Interlink Airlines
| IATA | ICAO | Call sign |
| ID (IATA later Transferred to Batik Air) | ITK | INTERLINK |
- Founded: 1998
- Ceased operations: 2010
- Operating bases: OR Tambo International Airport
- Fleet size: 6 (in 2007)
- Destinations: 7 (in 2009)
- Headquarters: Johannesburg, South Africa
- Key people: Murad Ismail Maraldiya Cader (2001-2010 fact)
- Website: www.flyinterlink.co.za

= Interlink Airlines =

Airline based in Johannesburg, South Africa

Interlink Airlines Pty Ltd. was an airline based in Johannesburg, South Africa, operating scheduled and chartered flights (including medical rescue, and VIP transport services) out of OR Tambo International Airport.
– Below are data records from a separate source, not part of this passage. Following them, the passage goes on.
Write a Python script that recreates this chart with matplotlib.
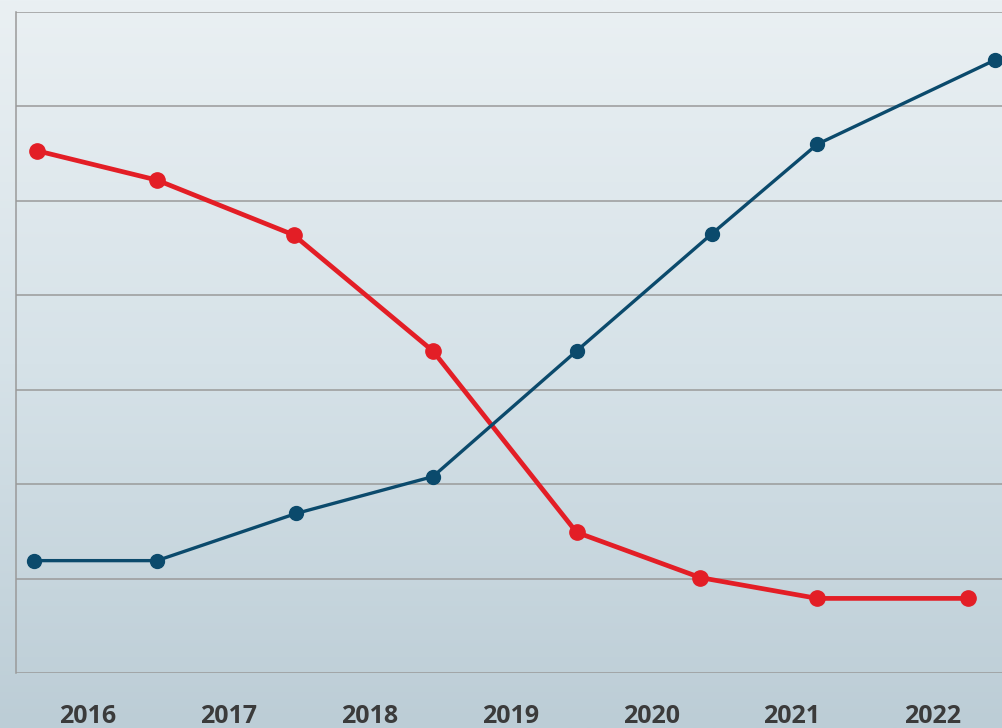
import matplotlib.pyplot as plt
import numpy as np
from matplotlib.colors import LinearSegmentedColormap

# Data (x positions in year units, y in grid units)
years = [2016, 2017, 2018, 2019, 2020, 2021, 2022]

red_x = [2015.64, 2016.49, 2017.46, 2018.45, 2019.47, 2020.35, 2021.18, 2022.25]
red_y = [5.53, 5.22, 4.64, 3.41, 1.49, 1.01, 0.79, 0.79]

blue_x = [2015.62, 2016.49, 2017.48, 2018.45, 2019.47, 2020.43, 2021.18, 2022.44]
blue_y = [1.19, 1.19, 1.69, 2.08, 3.41, 4.65, 5.60, 6.49]

fig = plt.figure(figsize=(10.03, 7.28), dpi=100)

# Background gradient
bg = fig.add_axes([0, 0, 1, 1])
cmap = LinearSegmentedColormap.from_list("bg", ["#eaf0f3", "#d6e2e8", "#bccdd6"])
grad = np.linspace(0, 1, 256).reshape(-1, 1)
bg.imshow(grad, aspect="auto", cmap=cmap, extent=[0, 1, 0, 1], origin="upper")
bg.axis("off")

ax = fig.add_axes([16 / 1003, 55 / 728, 1 - 16 / 1003 + 0.01, 661 / 728])
ax.patch.set_alpha(0)

ax.set_xlim(2015.489, 2022.57)
ax.set_ylim(0, 7)

ax.set_yticks(range(0, 8))
ax.yaxis.grid(True, color="#9a9a9a", linewidth=1.1)
ax.set_axisbelow(True)
ax.tick_params(axis="y", left=False, labelleft=False)

for s in ["top", "right", "bottom"]:
    ax.spines[s].set_visible(False)
ax.spines["left"].set_color("#9a9a9a")
ax.spines["left"].set_linewidth(1.1)

ax.set_xticks(years)
ax.set_xticklabels([str(y) for y in years], fontsize=18, fontweight="bold",
                   color="#3b3b3b", family="Open Sans")
ax.tick_params(axis="x", bottom=False, pad=19)

ax.plot(red_x, red_y, color="#e31e26", linewidth=3.4, marker="o",
        markersize=11, zorder=3, clip_on=False)
ax.plot(blue_x, blue_y, color="#0b4a6c", linewidth=2.4, marker="o",
        markersize=10, zorder=4, clip_on=False)

plt.savefig("out.png", dpi=100)
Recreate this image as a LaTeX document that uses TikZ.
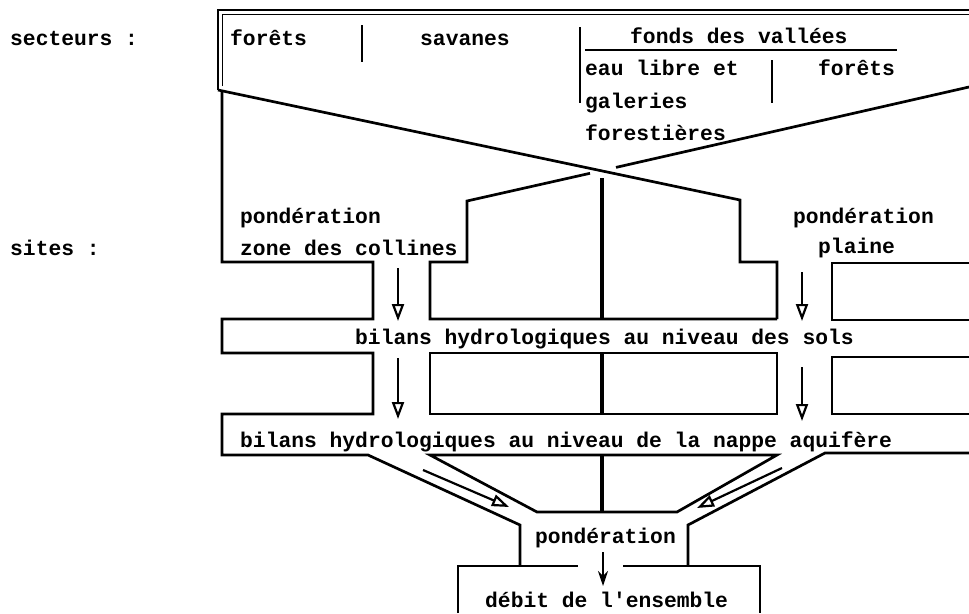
\documentclass[tikz,border=0pt]{standalone}
\usepackage{fontspec}
\setmainfont{Liberation Mono}
\usetikzlibrary{arrows.meta}
\begin{document}
\begin{tikzpicture}[x=1pt,y=-1pt,
  wall/.style={line width=2.7pt, line join=miter},
  midline/.style={line width=3.8pt},
  txt/.style={anchor=base west, inner sep=0pt, font=\fontsize{21.3}{30}\selectfont\bfseries},
  flow/.style={line width=2.2pt, -{Triangle[open, length=17pt, width=12pt, line width=2.2pt]}},
  flowb/.style={line width=2.2pt, -{Stealth[length=15pt, width=10pt]}}]
\useasboundingbox (0,0) rectangle (969,613);

% labels on the left
\node[txt] (lsect) at (10,45) {secteurs :};
\node[txt] (lsite) at (10,255) {sites :};

% top frame (double line)
\draw[wall] (218,90) -- (218,10) -- (969,10);
\draw[line width=1.6pt] (222.5,86) -- (222.5,14.5) -- (969,14.5);

% secteurs texts and separators
\node[txt] (t1) at (230,45) {forêts};
\node[txt] (t2) at (420,45) {savanes};
\node[txt] (t3) at (630,43) {fonds des vallées};
\node[txt] (t4) at (585,75) {eau libre et};
\node[txt] (t5) at (585,108) {galeries};
\node[txt] (t6) at (585,140) {forestières};
\node[txt] (t7) at (818,75) {forêts};
\draw[wall] (362,25) -- (362,62);
\draw[wall] (580,27) -- (580,103);
\draw[wall] (585,50) -- (897,50);
\draw[wall] (772,60) -- (772,103);

% the two crossing lines
\draw[wall] (218,90) -- (740,200) -- (740,262) -- (777,262) -- (777,319);
\draw[wall] (969,87) -- (616,167.4);
\draw[wall] (590,173.3) -- (467,201) -- (467,262) -- (430,262) -- (430,319) -- (777,319);
\draw[midline] (602,178) -- (602,319);

% left column
\draw[wall] (222,90) -- (222,262) -- (373,262) -- (373,319) -- (222,319) -- (222,353) -- (373,353) -- (373,414) -- (222,414) -- (222,455) -- (368,455) -- (520,525) -- (520,566);

% right column
\draw[wall] (969,263) -- (832,263) -- (832,320) -- (969,320);
\draw[wall] (969,357) -- (832,357) -- (832,414) -- (969,414);
\draw[wall] (969,453) -- (825,453) -- (688,525) -- (688,566);

% middle blocks
\draw[wall] (430,353) rectangle (777,414);
\draw[midline] (602,353) -- (602,414);
\draw[wall] (430,455) -- (537,512) -- (677,512) -- (777,455) -- cycle;
\draw[midline] (602,455) -- (602,512);

% débit box
\draw[wall] (458,613) -- (458,566) -- (578,566);
\draw[wall] (623,566) -- (760,566) -- (760,613);

% site texts
\node[txt] (p1) at (240,223) {pondération};
\node[txt] (p2) at (240,255) {zone des collines};
\node[txt] (p3) at (793,223) {pondération};
\node[txt] (p4) at (818,253) {plaine};
\node[txt] (b1) at (355,344) {bilans hydrologiques au niveau des sols};
\node[txt] (b2) at (240,447) {bilans hydrologiques au niveau de la nappe aquifère};
\node[txt] (p5) at (535,543) {pondération};
\node[txt] (d1) at (485,607) {débit de l\textquotesingle ensemble};

% arrows
\coordinate (a1s) at (398,268); \coordinate (a1e) at (398,321);
\coordinate (a2s) at (398,358); \coordinate (a2e) at (398,419);
\coordinate (a3s) at (802,272); \coordinate (a3e) at (802,321);
\coordinate (a4s) at (802,367); \coordinate (a4e) at (802,421);
\coordinate (a5s) at (423,470); \coordinate (a5e) at (509,507);
\coordinate (a6s) at (782,468); \coordinate (a6e) at (697,508);
\coordinate (a7s) at (603,552); \coordinate (a7e) at (603,586);
\draw[flow] (a1s) -- (a1e);
\draw[flow] (a2s) -- (a2e);
\draw[flow] (a3s) -- (a3e);
\draw[flow] (a4s) -- (a4e);
\draw[flow] (a5s) -- (a5e);
\draw[flow] (a6s) -- (a6e);
\draw[flowb] (a7s) -- (a7e);
\end{tikzpicture}
\end{document}
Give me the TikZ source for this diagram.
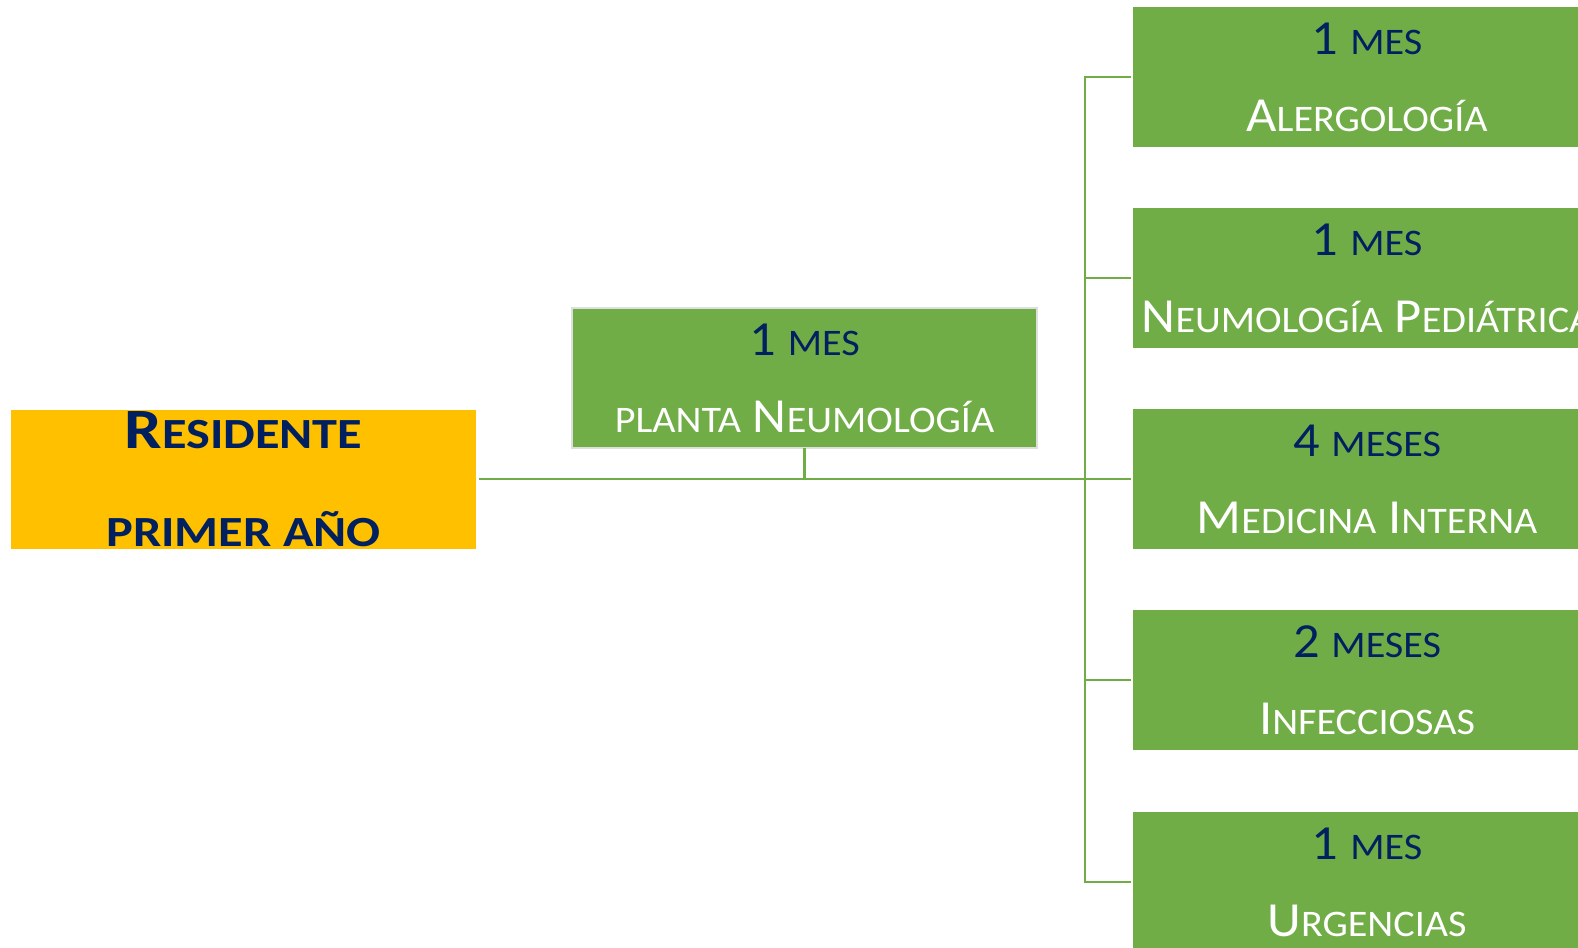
\documentclass[tikz,border=0pt]{standalone}
\usepackage{fontspec}
\setmainfont{Carlito}[FakeStretch=1.07]
\newfontfamily\fuerte{Carlito}[FakeStretch=1.17]
\usepackage{tikz}
\usetikzlibrary{positioning}
\definecolor{verde}{RGB}{112,173,71}
\definecolor{amarillo}{RGB}{255,192,0}
\definecolor{azulMarino}{RGB}{0,32,96}
\definecolor{grisClaro}{RGB}{222,222,222}
% versalitas hechas a mano
\newcommand{\chica}[2][37.5]{{\fontsize{#1}{77}\selectfont #2}}
\tikzstyle{linea}  =[draw=verde, line width=2.2pt]
\tikzstyle{cajaverde}=[rectangle, fill=verde, text=white,
                    minimum width=468pt, minimum height=140pt,
                    inner sep=0pt, outer sep=0pt, align=center,
                    font=\fontsize{49}{77}\selectfont]
\tikzstyle{cajacentral}=[cajaverde, draw=grisClaro, line width=2.5pt,
                    minimum width=465pt, minimum height=140pt]
\tikzstyle{cajaamarilla}=[rectangle, fill=amarillo, text=azulMarino,
                    minimum width=465pt, minimum height=139pt,
                    inner sep=0pt, outer sep=0pt, align=center,
                    font=\fuerte\bfseries\fontsize{57}{98}\selectfont]

\begin{document}
\begin{tikzpicture}[x=1pt,y=1pt]

        \useasboundingbox (0,0) rectangle (1578,-947);

        \node[cajaamarilla] (residente) at (243.5,-479)
            {R\chica[43]{ESIDENTE}\\\chica[43]{PRIMER AÑO}};

        \node[cajacentral] (planta) at (804.5,-378)
            {{\color{azulMarino}1 \chica{MES}}\\\chica{PLANTA} N\chica{EUMOLOGÍA}};

        \foreach \i/\y/\dur/\area in {1/77/{1 \chica{MES}}/{A\chica{LERGOLOGÍA}},
                2/278/{1 \chica{MES}}/{N\chica{EUMOLOGÍA} P\chica{EDIÁTRICA}},
                3/479/{4 \chica{MESES}}/{M\chica{EDICINA} I\chica{NTERNA}},
                4/680/{2 \chica{MESES}}/{I\chica{NFECCIOSAS}},
                5/882/{1 \chica{MES}}/{U\chica{RGENCIAS}}}
            \node[cajaverde] (area\i) at (1367,-\y) {{\color{azulMarino}\dur}\\\area};

        \path (area1.west) ++(-48,0) coordinate (barra);

        \draw[linea, shorten <=3pt] (residente.east) -- (barra |- residente.east);
        \draw[linea] (planta.south) -- (planta.south |- residente.east);

        \draw[linea, shorten <=2pt, shorten >=2pt] (area1.west) -- (barra) |- (area5.west);
        \foreach \i in {2,3,4}
            \draw[linea, shorten <=2pt] (area\i.west) -- (area\i.west -| barra);

\end{tikzpicture}
\end{document}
Its IATA code has since been reassigned to Batik Air.

==History==
Interlink Airlines was founded in 1998. After long-lasting financial troubles, the airline had to suspend all of its flights on 22 February 2010, and went into liquidation on 2 March.

==Destinations==
In October 2009, Interlink Airlines operated scheduled services to the following destinations:
- Burundi
  - Bujumbura - Bujumbura International Airport
- Saudi Arabia
  - Jeddah - King Abdulaziz International Airport
- South Africa
  - Cape Town - Cape Town International Airport
  - Durban - King Shaka International Airport
  - Johannesburg - OR Tambo International Airport base
  - Kruger National Park - Kruger Mpumalanga International Airport
  - Pretoria - Wonderboom Airport

==Fleet==
At its height, Interlink operated a fleet of four Boeing 737-200 aircraft (equipped with 106 passenger seats, 18 of which were in business class), the first of which had been acquired in October 2005. By late 2009, all but one had been withdrawn from service. Additionally, between 2006 and 2007, the airline was in possession of three smaller Embraer EMB 120 Brasilia aircraft and one McDonnell Douglas DC-9-30 from 2003 until 2005.